Wow, 10 years have gone by since I wrote about Master Set speaker positioning. In these 10 years I have had opportunity to do Master Set many times for various reasons and it’s given me a lot of valuable experience in positioning speakers in a room, especially in a non symmetrical room.
I have done a lot of reading around and there is certainly now more information on speaker set up than when I did my write up. I have found two You Tube videos that are quite helpful.
One is Dave Wilson’s 2016 video on the Wilson Audio setup procedure, which you can find here: https://www.youtube.com/watch?v=UOI8py0DAC8
The most important point to me is the Zone of Neutrality. The prescribed method actually works quite well for getting the minimum distance out from the wall behind the speaker for initial setup. I was actually quite surprised that I heard the voice change so easily.
The other video is Bob Robbins 2014 RMAF talk on his version of Master Set. The video is a little long, at just over one hour, but he does describe the Master Set steps well. Here is Bob Robbins talk: https://www.youtube.com/watch?v=84Pf0ycbyBM
I have now simplified my own version of Master Set, and it’s now down to just a few steps.INITIAL STARTS:
1. Long wall/short wall. Long wall is easier. Short wall is difficult because of possible sidewall reflection issues, depending on room dimensions. For DIY, long wall is far preferable.
2. Determine distance between speakers depending on flexibility afforded by the room. Wider is better, but not too wide. Try to have speakers evenly spaced from the acoustic center of the room.
3. Determine the minimum spacing out from wall by Wilson Audio Zone of Neutrality voicing. Place one speaker out into the room just short of that minimum distance. Place other speaker up against the wall facing 45 degrees out.BEGIN:
1. Set the speaker already out in the room with the usual Master set procedure using the Ballad of a Runaway Horse. Make sure the voice is strong in the one speaker. Do the best you can at finding the position for “Best and Smoothest Bass”. Mark the position with masking tape and leave speaker in place.

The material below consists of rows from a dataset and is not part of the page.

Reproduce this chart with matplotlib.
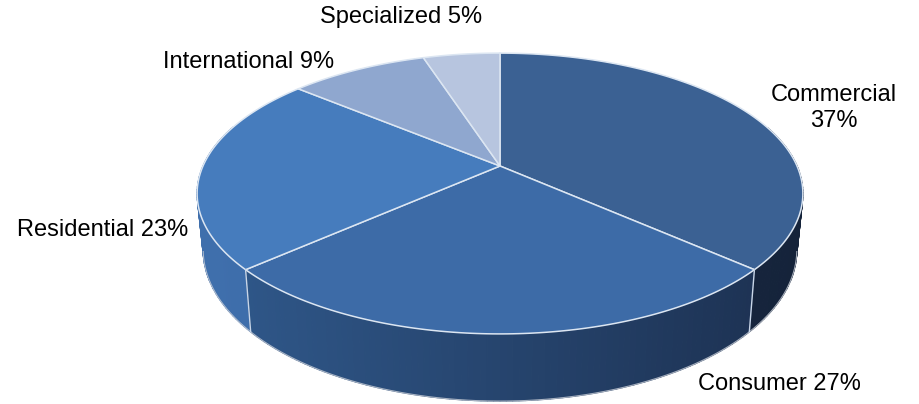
"""
3D-style pie chart: revenue share by segment.
"""
import matplotlib
matplotlib.use('Agg')
import matplotlib.pyplot as plt
from matplotlib.patches import Polygon
import numpy as np

# ── Data ──
categories = ['Commercial', 'Consumer', 'Residential', 'International', 'Specialized']
shares = [37, 27, 23, 9, 5]

top_colors = ['#3B6193', '#3D6BA7', '#467CBD', '#8FA7CF', '#B7C5DF']
side_light = ['#20345A', '#30598C', '#3F6FAC', '#6F8DBD', '#9AAED2']
side_dark = ['#15233A', '#1C3050', '#3462A0', '#5C7AAA', '#8499C0']

# label positions (pixels) and text
label_pos = [(834, 108), (779, 384), (103, 230), (249, 62), (401, 17)]
label_text = [f'{c}\n{s}%' if c == 'Commercial' else f'{c} {s}%'
              for c, s in zip(categories, shares)]

# ── Geometry of the tilted disc (pixel space) ──
CX, CY = 500, 166      # projected centre of the pie
R, RB = 297, 135       # horizontal / vertical radius
K = 0.196              # perspective strength
H = 54                 # thickness


def rim(t_deg, drop=0.0):
    t = np.radians(t_deg)
    s = 1.0 / (1.0 + K * np.sin(t))
    shrink = 1 - 0.02 * drop
    x = CX + R * np.cos(t) * s * shrink
    y = CY - RB * np.sin(t) * s + H * drop * s
    return x, y


fig = plt.figure(figsize=(9.2, 4.04), dpi=100)
ax = fig.add_axes([0, 0, 1, 1])
ax.set_xlim(0, 920)
ax.set_ylim(404, 0)
ax.axis('off')

total = sum(shares)
bounds = [90.0]
for v in shares:
    bounds.append(bounds[-1] - v / total * 360.0)

# ── Side walls: a flat base band per slice, then shaded chunks ──
chunks = []
for i in range(len(shares)):
    a0, a1 = bounds[i], bounds[i + 1]
    n = max(2, int(abs(a0 - a1)))
    ts = np.linspace(a0, a1, n + 1)
    for j in range(n):
        tm = 0.5 * (ts[j] + ts[j + 1])
        if np.sin(np.radians(tm)) > 0.3:
            continue
        chunks.append((np.sin(np.radians(tm)), i, ts[j], ts[j + 1]))
chunks.sort(key=lambda c: -c[0])


def side_color(i, xm):
    f = np.clip((xm - 200) / 600.0, 0, 1)
    c0 = np.array(matplotlib.colors.to_rgb(side_light[i]))
    c1 = np.array(matplotlib.colors.to_rgb(side_dark[i]))
    return c0 * (1 - f) + c1 * f


for _, i, ta, tb in chunks:
    xa, ya = rim(ta)
    xb, yb = rim(tb)
    xc, yc = rim(tb, 1)
    xd, yd = rim(ta, 1)
    col = side_color(i, 0.5 * (xa + xb))
    ax.add_patch(Polygon([(xa, ya), (xb, yb), (xc, yc), (xd, yd)],
                         closed=True, facecolor=col, edgecolor=col,
                         linewidth=0.9))

# faint outline along the bottom silhouette
tb_line = np.linspace(-12, -168, 200)
xb_line, yb_line = rim(tb_line, 1)
ax.plot(xb_line, yb_line, color='#C8CDD6', linewidth=0.8, alpha=0.8)

# slice boundary lines on the visible wall
for t in bounds[1:-1]:
    if np.sin(np.radians(t)) < -0.2:
        x0, y0 = rim(t)
        x1, y1 = rim(t, 1)
        ax.plot([x0, x1], [y0, y1], color='#C9D6E8', linewidth=1.0)

# ── Top faces ──
for i in range(len(shares)):
    ts = np.linspace(bounds[i], bounds[i + 1], 120)
    xs, ys = rim(ts)
    pts = [(CX, CY)] + list(zip(xs, ys))
    ax.add_patch(Polygon(pts, closed=True, facecolor=top_colors[i],
                         edgecolor='#DCE6F2', linewidth=1.1))

# ── Labels ──
for (x, y), txt in zip(label_pos, label_text):
    ax.text(x, y, txt, ha='center', va='center', fontsize=17,
            family='Liberation Sans', color='#000000', linespacing=1.25)

fig.savefig('out.png', dpi=100)
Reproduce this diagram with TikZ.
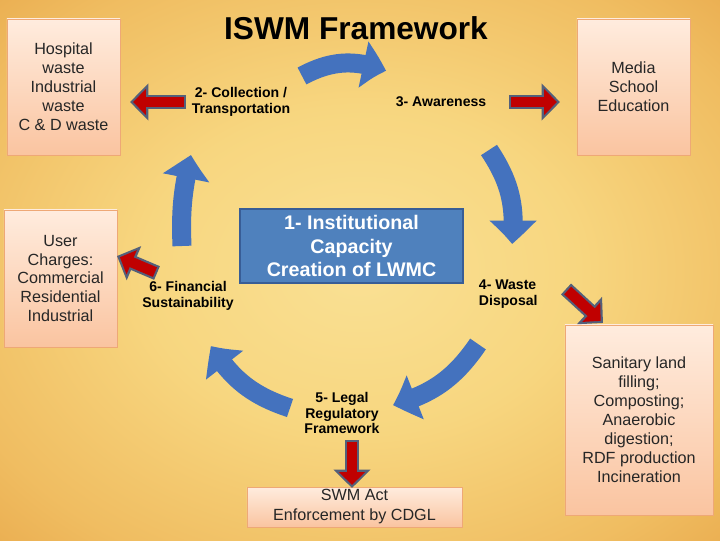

2. Bring the other speaker out into the room until the voice centers in the middle. Now slowly move this speaker out in small increments paying attention to the voice in the setup song. Keep moving the speaker until the voice gets real real strong. Note this place with some kind of mark. Keep moving the speaker out until the voice begins to fade a small amount. This should give you a small area within which the magic spot of best sound will be found.
Then back the speaker up in very small increments until you find the place with the strongest voice. Mark this position with masking tape.
This is now your start point for the fine tuning.
3. Fine Tunings
First fine tune is to adjust toe-in, if you need to do any. I always like to use a little toe-in as I set the speakers in steps 1 and 2. Once toe-in is settled, mark each speaker in place with masking tape. Note the distance out from the wall behind to a notable place on the front baffle, for reference purposes.
Second step here is to install the spikes, if removed when moving the speakers around. After installation of spikes and setting speaker at same place as masking tape, check the front baffle distance out from the wall to be sure it is same as earlier measurement. Check speakers for level.
Third fine tune is to do a sound check to be sure sound is the same as before installing the spikes. Adjust as necessary.
Fourth fine tune is to move a bit to the side of the adjusting speaker and note if sound stays in place or moves with you.
Sound staying in place is good. Sound moving with you is bad. A small little move of the voice is adjusted by moving the speaker in towards the wall a small amount, like 2-3mm or 1/8th inch. A large move of the voice requires going back to step 2 and finding strongest voice position all over again, but within the limits already found and marked.
Once you get the sound to stay in place with a small move of listening position, all is done.
Fifth fine tune is to adjust the rake angle, if you wish and have the means to do so.
4. Listen to music. Assess how you find the sound and the stereo image. If something does not seem quite right, just go back up to step 2 and repeat everything as many times as needed. You will know when it is right as you will no longer have the urge to change anything.
This is a real simplified version, but really contains all you need to know to do this yourself. Step 2 is the critical step and you may have to do this one a few times. Just keep listening to the song and finding cues to where the voice is strongest. This will come to you. The point of strongest voice is where the two speakers are most perfectly aligned to each other to give the perfect illusion of a single voice in the middle from the two sound sources. The voice should be strong and tight. The more you listen for this, the more it will become apparent to you.
Take breaks as you feel necessary. There is no rush or hurry. Some times you need to give things a short rest and then start in again.
6. How do you know when you have it Right?
Well, unless you have heard speakers set by Master Set method, and have heard what the end result can actually be…………. you don’t really know when you have it right other than the music sounds good.
Some cues to listen for are the contained in the fourth fine tune step. If you get that one then you are really close to right.
Talk and listen to your voice while music is playing at normal to above normal loudness level. The music should not cover up your voice. Your voice should be clear, as it became when you moved from the wall in finding the Zone of Neutrality step.
And there is always just the sense that everything just sounds right.